A huge role. Especially in the rhythm group, engine compartment, as we call it with Jānis Rubiks. First of all, you have to want to play in an ensemble. You want to be a part of the band with all your heart, and then all the rest just varies depending on a genre, situation, and line-up. Some people absolutely cannot function within the band, so I’m happy they can do their solo projects or find some other multimedia things.
Speaking of the genre, which direction, in your opinion, does Latvian jazz head now?
We have to do something because there’s no decent jazz club in Riga, there’s no platform or environment to go to. Latvian jazz musicians of the highest level have to have a place to go, have a beer and feel free, where to come after their sessions and daily life. And speaking of music, Latvian jazz is overall on an excellent ascending level now — speaking of what I heard. Going up nicely.

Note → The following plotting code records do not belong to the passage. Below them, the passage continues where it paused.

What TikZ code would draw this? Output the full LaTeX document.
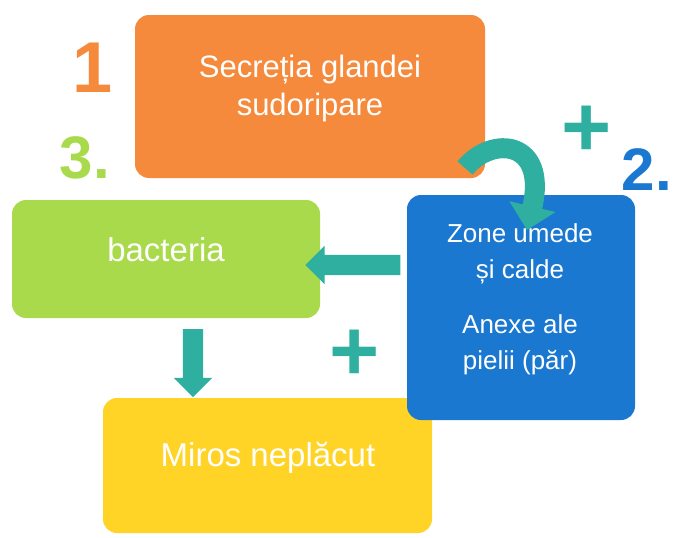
\documentclass[tikz,border=0pt]{standalone}
\usepackage{fontspec}
\setmainfont{Liberation Sans}
\usetikzlibrary{shapes.arrows,arrows.meta}
\definecolor{cor}{HTML}{F58A3C}
\definecolor{cgr}{HTML}{A9DA4C}
\definecolor{cbl}{HTML}{1A78D0}
\definecolor{cye}{HTML}{FFD426}
\definecolor{cte}{HTML}{2FAFA0}
\begin{document}
\begin{tikzpicture}[x=1pt,y=-1pt,
  box/.style={text=white,font=\fontsize{31}{38}\selectfont,align=center},
  blk/.style={single arrow,fill=cte,draw=none,single arrow head extend=9pt,minimum height=#1,inner sep=10pt}]
\useasboundingbox (0,0) rectangle (683,538);
\fill[cor,rounded corners=14pt] (135,15) rectangle (485,178);
\node[box] (or) at (310,88) {Secreția glandei\\sudoripare};
\fill[cgr,rounded corners=14pt] (12,200) rectangle (320,318);
\node[box,font=\fontsize{33}{38}\selectfont] (grt) at (166,250) {bacteria};
\fill[cye,rounded corners=14pt] (103,398) rectangle (432,533);
\node[box,font=\fontsize{33}{38}\selectfont] (ye) at (268,458) {Miros neplăcut};
\fill[cbl,rounded corners=14pt] (407,195) rectangle (635,420);
\node[box,font=\fontsize{26}{36}\selectfont] (bl1) at (520,254) {Zone umede\\și calde};
\node[box,font=\fontsize{26}{36}\selectfont] (bl2) at (520,345) {Anexe ale\\pielii (păr)};
\node[blk=95pt,shape border rotate=180] (la) at (358,265) {};
\node[blk=68pt,shape border rotate=270] (da) at (193,358) {};
\coordinate (c1) at (465,168);
\coordinate (c2) at (527,230);
\draw[cte,line width=20pt,-{Triangle[length=24pt,width=46pt]}] (c1) .. controls (492,135) and (548,140) .. (c2);
\node[text=cor,font=\bfseries\fontsize{72}{76}\selectfont] (n1) at (93,68) {1};
\node[text=cgr,font=\bfseries\fontsize{60}{66}\selectfont] (n3) at (85,158) {3.};
\node[text=cbl,font=\bfseries\fontsize{60}{66}\selectfont] (n2) at (647,170) {2.};
\node[text=cte,font=\bfseries\fontsize{86}{90}\selectfont] (p1) at (587,131) {+};
\node[text=cte,font=\bfseries\fontsize{86}{90}\selectfont] (p2) at (355,355) {+};
\end{tikzpicture}
\end{document}
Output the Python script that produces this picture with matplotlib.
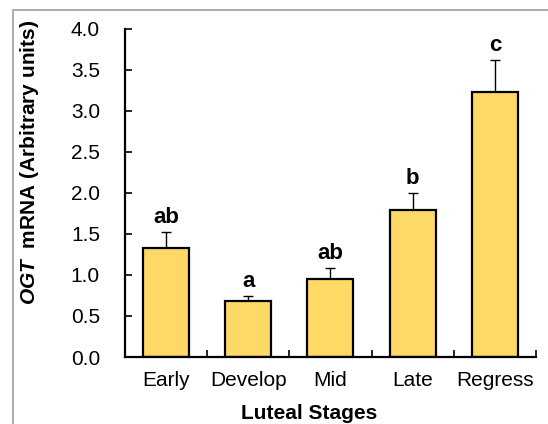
"""OGT mRNA expression across luteal stages (mean + SEM, letters = significance groups)."""

import matplotlib
matplotlib.use("Agg")
import matplotlib.pyplot as plt
from matplotlib.patches import Rectangle

STAGES = ["Early", "Develop", "Mid", "Late", "Regress"]
MEANS = [1.33, 0.68, 0.95, 1.79, 3.23]
SEM = [0.19, 0.06, 0.14, 0.21, 0.39]
GROUPS = ["ab", "a", "ab", "b", "c"]

BAR_FILL = "#FFD966"

plt.rcParams.update({
    "font.family": "sans-serif",
    "font.sans-serif": ["Liberation Sans", "Arial", "DejaVu Sans"],
    "mathtext.fontset": "custom",
    "mathtext.it": "Liberation Sans:italic:bold",
    "mathtext.rm": "Liberation Sans:bold",
})

fig = plt.figure(figsize=(5.48, 4.24), dpi=100)
ax = fig.add_axes([0.228, 0.158, 0.750, 0.774])

# grey outer frame, running off the right and bottom edges
fig.patches.append(Rectangle((13 / 548, -0.1), 1.2, 1.1 - 10 / 424,
                             transform=fig.transFigure, fill=False,
                             edgecolor="#A6A6A6", linewidth=1.3))

x = range(len(STAGES))
ax.bar(x, MEANS, width=0.56, color=BAR_FILL, edgecolor="black", linewidth=1.6,
       zorder=2)
ax.errorbar(x, MEANS, yerr=[[0] * len(SEM), SEM], fmt="none", ecolor="black",
            elinewidth=1.0, capsize=3.5, capthick=1.0, zorder=1)

for i, (m, s, g) in enumerate(zip(MEANS, SEM, GROUPS)):
    ax.annotate(g, (i, m + s), xytext=(0, 6.5), textcoords="offset points",
                ha="center", va="baseline", fontsize=16, fontweight="bold")

ax.set_xlim(-0.5, len(STAGES) - 0.5)
ax.set_ylim(0, 4.0)
ax.set_yticks([0.5 * k for k in range(9)])
ax.set_yticklabels([f"{0.5 * k:.1f}" for k in range(9)], fontsize=15)
ax.set_xticks(list(x))
ax.set_xticklabels(STAGES, fontsize=15)
ax.set_xticks([k - 0.5 for k in range(len(STAGES) + 1)], minor=True)
ax.tick_params(axis="x", which="major", length=0, pad=10)
ax.tick_params(axis="x", which="minor", direction="in", length=5, width=1.2)
ax.tick_params(axis="y", direction="in", length=5, width=1.2, pad=18)

for side in ("top", "right"):
    ax.spines[side].set_visible(False)
for side in ("left", "bottom"):
    ax.spines[side].set_linewidth(1.6)

fig.text(30 / 548, 1 - 162 / 424, r"$\mathit{OGT}$  mRNA (Arbitrary units)",
         rotation=90, ha="center", va="center", fontsize=15, fontweight="bold")
fig.text(309 / 548, 1 / 424, "Luteal Stages", ha="center", va="bottom",
         fontsize=15, fontweight="bold")

fig.savefig("out.png", dpi=100)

How important, in your opinion, is regularly playing with the same people?
Very important. I am a band sound fan — that means that you make sound together with a band, ensemble. My favorite music is band sounds. My work’s specifics suggest that I have to jump into many different bands in a brief period of time — this is exciting but not always easy. And I actually stand for making sound with a band, with people. With a thought that you will make sound together, through mistakes, through side effects.
If you would change anything in your life, what would that be?
I wouldn’t change anything. Everybody has nuances; it would be stupid to say anything about any human or musical things, which is a normal evolution process for everyone. But I definitely wouldn’t change anything.